Es ist nur so, dass Beethoven in jungen Jahren vor allem als Klaviervirtuose auffiel und erst später als Komponist in Erscheinung trat, wenn seine ersten Kompositionsversuche auch schon sein Talent bezeugen. (Meines Wissens sind die Variationen über einen Marsch von Dressler das erste veröffentlichte Werk)
Brahms war ebenfalls ein pianistisches Wunderkind, der allerdings durch behutsamen Aufbau seitens seiner Kompositionslehrer und Klavierlehrer davor geschützt wurde, zu früh "verheizt" zu werden. Dadurch wurde ihm erst einmal ein solides Handwerkszeug vermittelt. Das Ergebnis ist beeindruckend, ich kenne keine Komposition von Brahms, die nicht handwerklich perfekt gemacht (und wunderschön) wäre.
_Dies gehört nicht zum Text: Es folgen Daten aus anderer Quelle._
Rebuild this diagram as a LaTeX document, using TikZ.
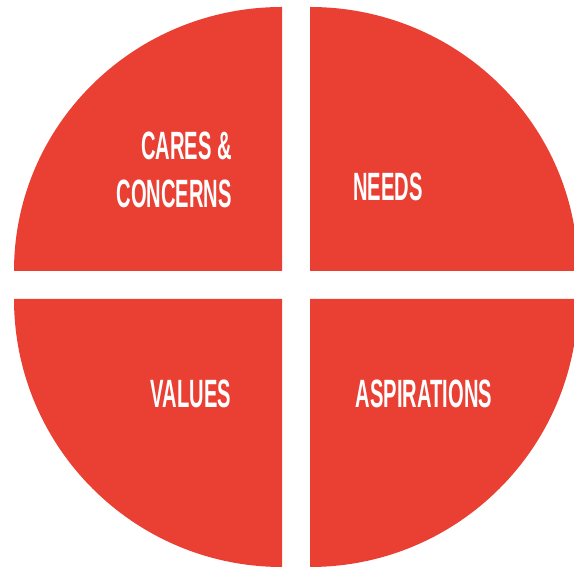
\documentclass[tikz,border=0pt]{standalone}
\usepackage{fontspec}
\newfontfamily\quadfont[FakeStretch=0.51]{Liberation Sans}
\definecolor{quadred}{RGB}{234,63,51}

\begin{document}
\begin{tikzpicture}[x=1pt, y=1pt, quarter/.style={fill=quadred, draw=none}, quadtext/.style={text=white, inner sep=0pt, font=\quadfont\bfseries\fontsize{39.5}{48}\selectfont}]
    \useasboundingbox (0,0) rectangle (574,567);
    % four quarters with white gaps
    \fill[quarter] (282,296) -- (14,296) arc[start angle=180, end angle=90, x radius=268pt, y radius=264pt] -- cycle;
    \fill[quarter] (310,296) -- (310,560) arc[start angle=90, end angle=0, x radius=268pt, y radius=264pt] -- cycle;
    \fill[quarter] (282,268) -- (282,0) arc[start angle=270, end angle=180, x radius=268pt, y radius=268pt] -- cycle;
    \fill[quarter] (310,268) -- (578,268) arc[start angle=0, end angle=-90, x radius=268pt, y radius=268pt] -- cycle;

    \node[quadtext, align=right, anchor=east](cares) at (232,397) {CARES \&\\CONCERNS};
    \node[quadtext](needs) at (388,380) {NEEDS};
    \node[quadtext](values) at (191,173) {VALUES};
    \node[quadtext](aspirations) at (424,173) {ASPIRATIONS};
\end{tikzpicture}
\end{document}
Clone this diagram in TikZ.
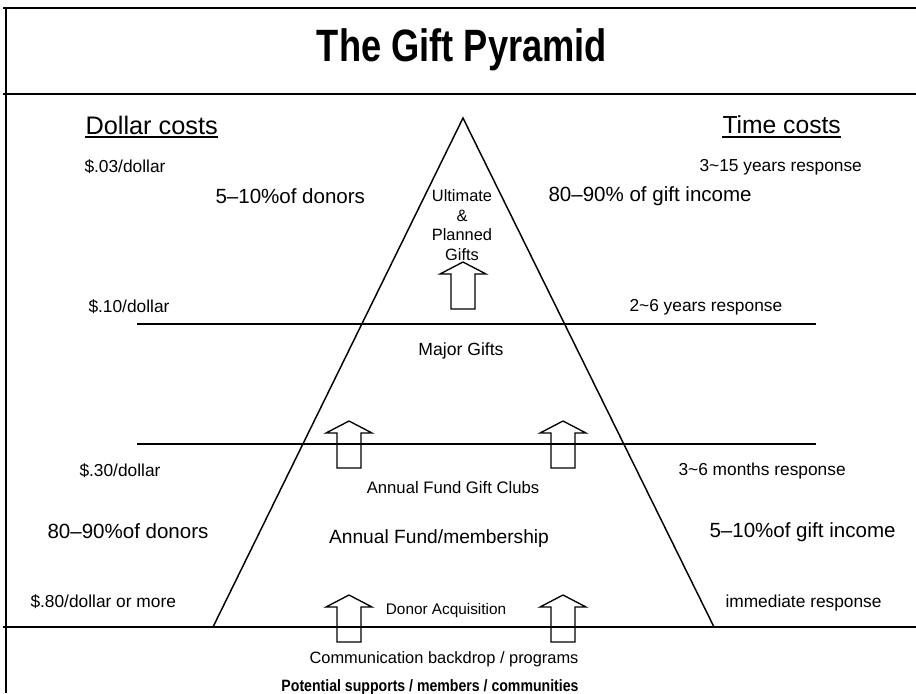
\documentclass[tikz,border=0pt]{standalone}
\usepackage{fontspec}
\setmainfont{Liberation Sans}
\usepackage{graphicx}
\tikzset{every picture/.style={line width=0.75pt}}

\begin{document}
\begin{tikzpicture}[x=0.75pt,y=0.75pt,yscale=-1,xscale=1]
%set diagram frame to 916 x 693
\useasboundingbox (0,0) rectangle (916,693);
%Straight Lines [id:frame_top] 
\draw [line width=1.5]   (3,8) -- (916,8) ;
%Straight Lines [id:frame_left] 
\draw [line width=1.5]   (6,8) -- (6,693) ;
%Straight Lines [id:title_rule] 
\draw [line width=1.5]   (3,94) -- (916,94) ;
%Straight Lines [id:base_rule] 
\draw [line width=1.5]   (3,627) -- (916,627) ;
%Shape: Triangle [id:pyramid] 
\draw [line width=1.1]   (213,627) -- (463,118) -- (714,627) ;
%Straight Lines [id:major_top] 
\draw [line width=1.3]   (137,324) -- (816,324) ;
%Straight Lines [id:major_bottom] 
\draw [line width=1.3]   (137,444) -- (816,444) ;
%Shape: Up Arrow [id:arrow_top] 
\draw [line width=1]   (463,262) -- (486,274) -- (475,274) -- (475,309) -- (451,309) -- (451,274) -- (440,274) -- cycle ;
%Shape: Up Arrow [id:arrow_midleft] 
\draw [line width=1]   (349,421) -- (372,433) -- (361,433) -- (361,468) -- (337,468) -- (337,433) -- (326,433) -- cycle ;
%Shape: Up Arrow [id:arrow_midright] 
\draw [line width=1]   (563,421) -- (586,433) -- (575,433) -- (575,468) -- (551,468) -- (551,433) -- (540,433) -- cycle ;
%Shape: Up Arrow [id:arrow_lowleft] 
\draw [line width=1]   (349,595) -- (372,607) -- (361,607) -- (361,642) -- (337,642) -- (337,607) -- (326,607) -- cycle ;
%Shape: Up Arrow [id:arrow_lowright] 
\draw [line width=1]   (563,595) -- (586,607) -- (575,607) -- (575,642) -- (551,642) -- (551,607) -- (540,607) -- cycle ;

% Text Node
\draw (462,50) node (title) [inner sep=0.75pt]  [font=\fontsize{34}{36}\selectfont\bfseries]  {\scalebox{0.8}[1]{The Gift Pyramid}};
% Text Node
\draw (85,125) node (dollarhead) [anchor=west][inner sep=0pt]  [font=\fontsize{19}{22}\selectfont]  {Dollar costs};
\draw [line width=1.2]  ([yshift=2.4pt]dollarhead.base west) -- ([yshift=2.4pt]dollarhead.base east) ;
% Text Node
\draw (722,125) node (timehead) [anchor=west][inner sep=0pt]  [font=\fontsize{18.5}{22}\selectfont]  {Time costs};
\draw [line width=1.2]  ([yshift=2.4pt]timehead.base west) -- ([yshift=2.4pt]timehead.base east) ;
% Text Node
\draw (83,167) node (cost03) [anchor=west][inner sep=0.75pt]  [font=\fontsize{13}{15}\selectfont]  {\$.03/dollar};
% Text Node
\draw (698,167) node (time315) [anchor=west][inner sep=0.75pt]  [font=\fontsize{13}{15}\selectfont]  {3\textasciitilde 15 years response};
% Text Node
\draw (214,196) node (fewdonors) [anchor=west][inner sep=0.75pt]  [font=\fontsize{15.4}{18}\selectfont]  {5–10\%of donors};
% Text Node
\draw (547,196) node (muchincome) [anchor=west][inner sep=0.75pt]  [font=\fontsize{15.4}{18}\selectfont]  {80–90\% of gift income};
% Text Node
\draw (462,225) node (ultimate) [align=center][inner sep=0.75pt]  [font=\fontsize{12.3}{14.6}\selectfont]  {Ultimate\\\&\\Planned\\Gifts};
% Text Node
\draw (87,307) node (cost10) [anchor=west][inner sep=0.75pt]  [font=\fontsize{13}{15}\selectfont]  {\$.10/dollar};
% Text Node
\draw (628,307) node (time26) [anchor=west][inner sep=0.75pt]  [font=\fontsize{13}{15}\selectfont]  {2\textasciitilde 6 years response};
% Text Node
\draw (461,351) node (major) [inner sep=0.75pt]  [font=\fontsize{13.2}{15}\selectfont]  {Major Gifts};
% Text Node
\draw (78,471) node (cost30) [anchor=west][inner sep=0.75pt]  [font=\fontsize{13}{15}\selectfont]  {\$.30/dollar};
% Text Node
\draw (677,471) node (time36) [anchor=west][inner sep=0.75pt]  [font=\fontsize{13}{15}\selectfont]  {3\textasciitilde 6 months response};
% Text Node
\draw (453,488) node (clubs) [inner sep=0.75pt]  [font=\fontsize{12.5}{15}\selectfont]  {Annual Fund Gift Clubs};
% Text Node
\draw (46,531) node (manydonors) [anchor=west][inner sep=0.75pt]  [font=\fontsize{15.4}{18}\selectfont]  {80–90\%of donors};
% Text Node
\draw (439,539) node (annual) [inner sep=0.75pt]  [font=\fontsize{14.4}{17}\selectfont]  {Annual Fund/membership};
% Text Node
\draw (708,532) node (littleincome) [anchor=west][inner sep=0.75pt]  [font=\fontsize{15.4}{18}\selectfont]  {5–10\%of gift income};
% Text Node
\draw (29,602) node (cost80) [anchor=west][inner sep=0.75pt]  [font=\fontsize{13}{15}\selectfont]  {\$.80/dollar or more};
% Text Node
\draw (446,611) node (acquisition) [inner sep=0.75pt]  [font=\fontsize{11.5}{14}\selectfont]  {Donor Acquisition};
% Text Node
\draw (724,603) node (immediate) [anchor=west][inner sep=0.75pt]  [font=\fontsize{13}{15}\selectfont]  {immediate response};
% Text Node
\draw (444,659) node (backdrop) [inner sep=0.75pt]  [font=\fontsize{12.3}{15}\selectfont]  {Communication backdrop / programs};
% Text Node
\draw (430,687) node (potential) [inner sep=0.75pt]  [font=\fontsize{12.3}{15}\selectfont\bfseries]  {\scalebox{0.86}[1]{Potential supports / members / communities}};
\end{tikzpicture}
\end{document}
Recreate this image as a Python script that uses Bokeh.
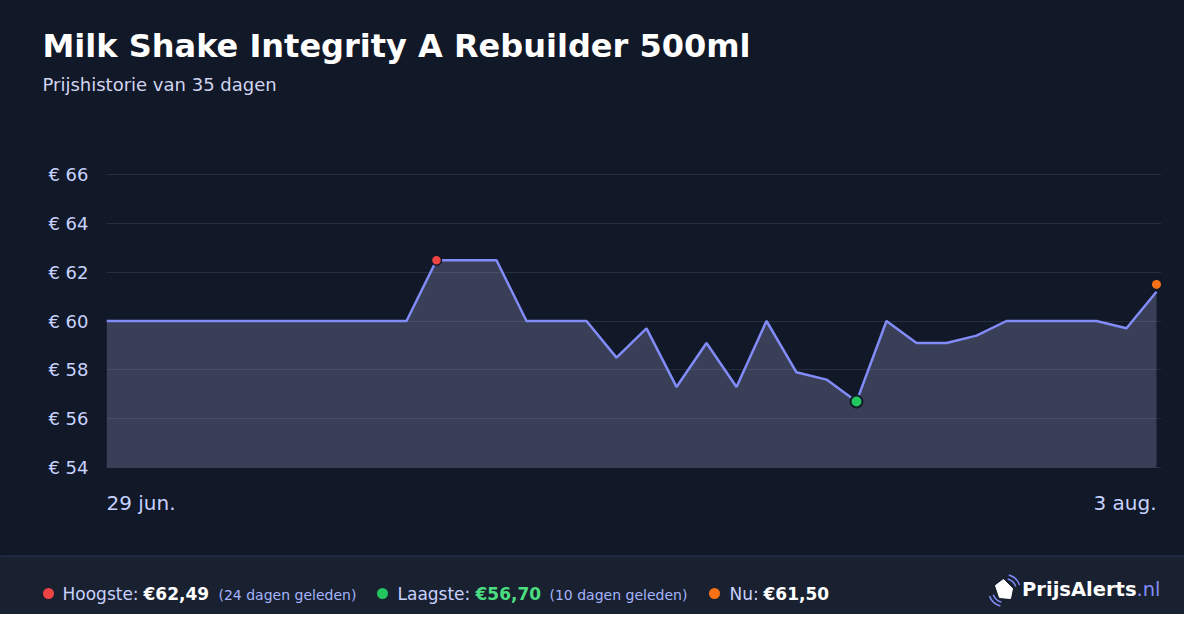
from bokeh.plotting import figure
from bokeh.models import Range1d, FixedTicker, Label, Span
from bokeh.layouts import column
from bokeh.embed import file_html
from bokeh.resources import INLINE

# ---- data ----
days = list(range(36))
prices = [60, 60, 60, 60, 60, 60, 60, 60, 60, 60, 60,
          62.49, 62.49, 62.49, 60, 60, 60, 58.5, 59.7, 57.3, 59.1,
          57.3, 60, 57.9, 57.6, 56.7, 60, 59.1, 59.1, 59.4, 60,
          60, 60, 60, 59.7, 61.2]
date_labels = ["29 jun.", "3 aug."]
y_ticks = [54, 56, 58, 60, 62, 64, 66]
high_day, high_price = 11, 62.49
low_day, low_price = 25, 56.70
now_day, now_price = 35, 61.50
title_text = "Milk Shake Integrity A Rebuilder 500ml"
subtitle_text = "Prijshistorie van 35 dagen"

BG = "#111827"
FOOT = "#192130"
LAV = "#c7d2fe"
FONT = "DejaVu Sans"
W = 1184
SHIFT = 0.4  # baseline compensation (em)

def bl(size):
    return SHIFT * size

# ---- header ----
HH = 120
h = figure(width=W, height=HH, x_range=Range1d(0, W), y_range=Range1d(0, HH),
           output_backend="svg", toolbar_location=None, x_axis_location=None, y_axis_location=None,
           min_border=0, background_fill_color=BG, border_fill_color=BG, outline_line_color=None,
           frame_align=False, styles={"background-color": BG})
h.xgrid.visible = False
h.ygrid.visible = False
h.add_layout(Label(x=42, y=HH - 58.5 + bl(32), text=title_text, text_font=FONT,
                   text_font_style="bold", text_font_size="32px", text_color="#ffffff",
                   text_baseline="alphabetic"))
h.add_layout(Label(x=42, y=HH - 91 + bl(18), text=subtitle_text, text_font=FONT,
                   text_font_size="18px", text_color="#d1d5f0", text_baseline="alphabetic"))

# ---- main chart ----
MH = 435
px_per_day = 30.0
px_per_eur = 293.0 / 12.0
x_end = days[-1] + 5 / px_per_day
y_start = y_ticks[0] - 88 / px_per_eur
y_end = y_ticks[-1] + 54 / px_per_eur

p = figure(width=W, height=MH, x_range=Range1d(days[0], x_end), y_range=Range1d(y_start, y_end),
           output_backend="svg", toolbar_location=None, x_axis_location=None,
           min_border_left=106, min_border_right=23, min_border_top=0, min_border_bottom=0,
           background_fill_color=BG, border_fill_color=BG, outline_line_color=None,
           styles={"background-color": BG})

p.yaxis.ticker = FixedTicker(ticks=y_ticks)
p.yaxis.major_label_overrides = {t: f"€ {t}" for t in y_ticks}
p.yaxis.axis_line_color = None
p.yaxis.major_tick_line_color = None
p.yaxis.minor_tick_line_color = None
p.yaxis.major_tick_out = 0
p.yaxis.major_tick_in = 0
p.yaxis.major_label_standoff = 18
p.yaxis.major_label_text_color = LAV
p.yaxis.major_label_text_font = FONT
p.yaxis.major_label_text_font_size = "18px"
p.xgrid.visible = False
p.ygrid.ticker = FixedTicker(ticks=y_ticks)
p.ygrid.grid_line_color = "#252d3e"
p.ygrid.grid_line_width = 1.2

p.varea(x=days, y1=[y_ticks[0]] * len(days), y2=prices, fill_color="#9d9aca", fill_alpha=0.3)
p.line(days, prices, line_color="#818cf8", line_width=2.5)
p.scatter([high_day], [high_price], size=10, fill_color="#ef4444", line_color=BG, line_width=1.5)
p.scatter([low_day], [low_price], size=12, fill_color="#22c55e", line_color=BG, line_width=2)
p.scatter([now_day], [now_price], size=9, fill_color="#f97316", line_color=None)

label_y = y_ticks[0] - (43 - bl(20)) / px_per_eur
p.add_layout(Label(x=days[0], y=label_y, text=date_labels[0], text_font=FONT,
                   text_font_size="20px", text_color=LAV, text_align="left",
                   text_baseline="alphabetic"))
p.add_layout(Label(x=days[-1], y=label_y, text=date_labels[1], text_font=FONT,
                   text_font_size="20px", text_color=LAV, text_align="right",
                   text_baseline="alphabetic"))

# ---- footer ----
FH = 59
f = figure(width=W, height=FH, x_range=Range1d(0, W), y_range=Range1d(0, FH),
           output_backend="svg", toolbar_location=None, x_axis_location=None, y_axis_location=None,
           min_border=0, background_fill_color=FOOT, border_fill_color=FOOT, outline_line_color=None,
           frame_align=False, styles={"background-color": FOOT})
f.xgrid.visible = False
f.ygrid.visible = False
f.add_layout(Span(location=FH - 0.5, dimension="width", line_color="#262f55", line_width=1.5))

BASE = 14  # text baseline above footer bottom

def txt(x, s, size=17, color=LAV, bold=False, align="left", base=BASE):
    f.add_layout(Label(x=x, y=base + bl(size), text=s, text_font=FONT,
                       text_font_size=f"{size}px", text_color=color,
                       text_font_style="bold" if bold else "normal",
                       text_align=align, text_baseline="alphabetic"))

def euro(v):
    return "€" + f"{v:.2f}".replace(".", ",")

DOT_Y = 21
f.scatter([48], [DOT_Y], size=11, fill_color="#ef4444", line_color=None)
txt(62, "Hoogste:")
txt(143, euro(high_price), bold=True, color="#ffffff")
txt(218, "(24 dagen geleden)", size=14, color="#a5b4fc")
f.scatter([382], [DOT_Y], size=11, fill_color="#22c55e", line_color=None)
txt(397, "Laagste:")
txt(475, euro(low_price), bold=True, color="#4ade80")
txt(549, "(10 dagen geleden)", size=14, color="#a5b4fc")
f.scatter([714], [DOT_Y], size=11, fill_color="#f97316", line_color=None)
txt(729, "Nu:")
txt(763, euro(now_price), bold=True, color="#ffffff")

# logo
txt(1136, "PrijsAlerts", size=19.5, color="#ffffff", bold=True, align="right", base=17)
txt(1136, ".nl", size=19.5, color="#818cf8", base=17)
tag_x = [995, 1003, 1012, 1010, 999]
tag_y = [29, 35, 26, 16, 17]
f.patch(tag_x, tag_y, fill_color="#ffffff", line_color="#ffffff", line_width=1)
for r in (12, 16):
    f.arc(x=1004, y=24, radius=r, start_angle=0.35, end_angle=1.3, line_color="#818cf8", line_width=1.5)
    f.arc(x=1004, y=24, radius=r, start_angle=3.5, end_angle=4.45, line_color="#818cf8", line_width=1.5)

layout = column(h, p, f, spacing=0)
open("out.html", "w").write(file_html(layout, INLINE))
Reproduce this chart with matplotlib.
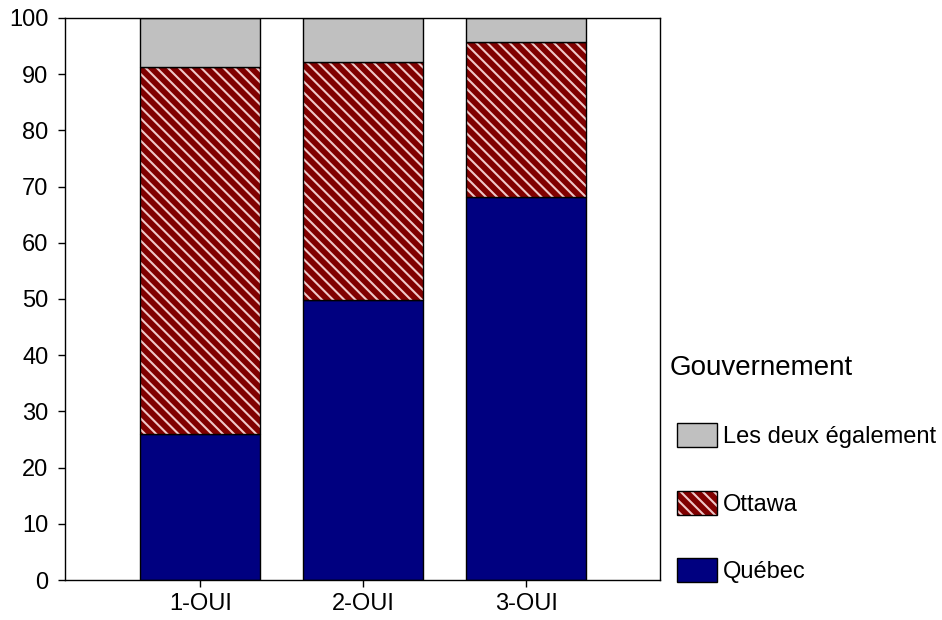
import matplotlib
matplotlib.use("Agg")
import matplotlib.pyplot as plt
from matplotlib.patches import Patch
from matplotlib.legend_handler import HandlerTuple
import numpy as np

plt.rcParams['font.family'] = ['Liberation Sans', 'DejaVu Sans']
plt.rcParams['hatch.linewidth'] = 1.5

categories = ["1-OUI", "2-OUI", "3-OUI"]
quebec = [26.0, 49.8, 68.2]
ottawa = [65.3, 42.4, 27.5]
deux = [8.7, 7.8, 4.3]
series_names = ["Québec", "Ottawa", "Les deux également"]
yticks = [0, 10, 20, 30, 40, 50, 60, 70, 80, 90, 100]

colors = ["#000080", "#800000", "#c0c0c0"]
hatches = [None, "\\\\\\", None]
hatch_colors = [None, "#f0c8c8", None]

fig = plt.figure(figsize=(9.42, 6.2), dpi=100)
ax = fig.add_axes([0.069, 0.0645, 0.6316, 0.9065])

x = np.arange(len(categories))
width = 0.736
bottom = np.zeros(len(categories))
for vals, col, h, hc in zip([quebec, ottawa, deux], colors, hatches, hatch_colors):
    vals = np.array(vals)
    if h:
        ax.bar(x, vals, width, bottom=bottom, color=col, hatch=h, edgecolor=hc, linewidth=0)
    else:
        ax.bar(x, vals, width, bottom=bottom, color=col, linewidth=0)
    ax.bar(x, vals, width, bottom=bottom, fill=False, edgecolor="black", linewidth=1.0)
    bottom = bottom + vals

ax.set_xlim(-0.83, 2.82)
ax.set_ylim(0, 100)
ax.set_xticks(x)
ax.set_xticklabels(categories, fontsize=17)
ax.set_yticks(yticks)
ax.set_yticklabels([str(t) for t in yticks], fontsize=17)
ax.tick_params(direction='out', length=5, width=1, color='black')
ax.tick_params(axis='y', pad=7)
ax.tick_params(axis='x', pad=4)
for s in ax.spines.values():
    s.set_linewidth(1.0)

outline = lambda: Patch(facecolor='none', edgecolor="black", linewidth=1)
handles = [
    (Patch(facecolor=colors[2], linewidth=0), outline()),
    (Patch(facecolor=colors[1], edgecolor=hatch_colors[1], hatch=hatches[1], linewidth=0), outline()),
    (Patch(facecolor=colors[0], linewidth=0), outline()),
]
fig.text(670 / 942, 1 - 368 / 620, "Gouvernement", fontsize=20, ha='left', va='center')
leg = fig.legend(handles, series_names[::-1], loc='upper left',
                 bbox_to_anchor=(677 / 942, 1 - 423 / 620), frameon=False, fontsize=17,
                 handlelength=1.7, handleheight=1.2, labelspacing=1.8,
                 handletextpad=0.25, borderaxespad=0, borderpad=0,
                 handler_map={tuple: HandlerTuple(ndivide=1, pad=0)})

fig.savefig("out.png", dpi=100)
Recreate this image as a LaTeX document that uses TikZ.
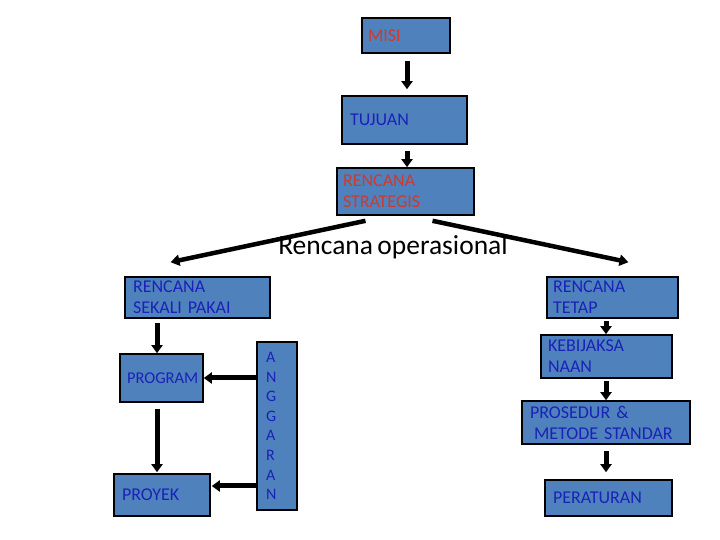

Auch Bruckner, der als Spätentwickler gilt, hat im Alter von nur 18 Jahren unter anderem eine Messe in C-Dur geschrieben, die einfach ausnehmend gute Musik ist, alle Ansätze reifer Brucknerscher Musik in sich trägt und wirklich bezaubernd schön ist.
So, zurück zu Beethoven, und warum ich ihn für das größte Genie überhaupt halte:
Beethoven hat musikalisch den Weg bereitet für die komplette Musik des 19. Jahrhunderts und ins zwanzigste Jahrhundert hinein.
Beethoven hat um seine Werke gerungen, das ist wahr, aber was dabei herauskam ist unglaublich. Ein paar seiner Errungenschaften:
-Entwicklung der Sinfonie zur Charaktersinfonie, weg vom Gelegenheitscharakter früherer Sinfonik, jede Sinfonie als prägnantes, eigenständiges, einmaliges Kunstwerk
-Verlagerung des Schwerpunktes innnerhalb der Sinfonie vom Kopfsatz zum Finale, eine Tendenz, die in der Romantik weiter entwickelt wurde, siehe Mahler und Brahms
-Die Einführung des vokalen in die Sinfonik (jaja, ich weiß, eigentlich war das Peter von Winter, aber naja, der ist wohl mehr für Spezialisten), die viele spätere Sinfoniker von Mendelssohn bis Schostakowitsch beeinflusst hat
-In der 6. Sinfonie ist meiner Meinung nach schon die Keimzelle für die Sinfonische Dichtung der Romantik angelegt, das Ausbreiten von Gefühlen und Stimmungen wird hier erstmals eindeutig über die Verarbeitung thematischen Materials gestellt.
Allgemein hat Beethoven also mit seinen 9 Sinfonien ein Vermächtnis hinterlassen, um welches die späteren Sinfoniker nicht herumkamen, auf irgendeine Weise musste sich jeder Komponist mit diesen Werken auseinandersetzen und wurde gewissermassen davon auch geprägt.
Eine weitere wesentliche Entwicklung war die "Versinfonisierung des Solokonzertes", ein stärkeres Vermischen der beiden Gattungen, verstärkt ab dem dritten Klavierkonzert und im Violinkonzert zu beobachten, eine Entwicklung, die bei Brahms meiner Meinung nach einen Höhepunkt findet.
Die Entwicklungen, die sich in den letzten Klaviersonaten und Streichquartetten andeuten, deuten meiner Meinung nach bis ins 20. Jahrhundert voraus.
Nun ja, so viel erstmal dazu, ob man daraus ableiten kann, ob jemand die Kriterien für ein "Genie" erfüllt oder nicht, weiß ich nicht.
Im Endeffekt sind sehr viele Komponisten ja irgendwie genial, oder nicht?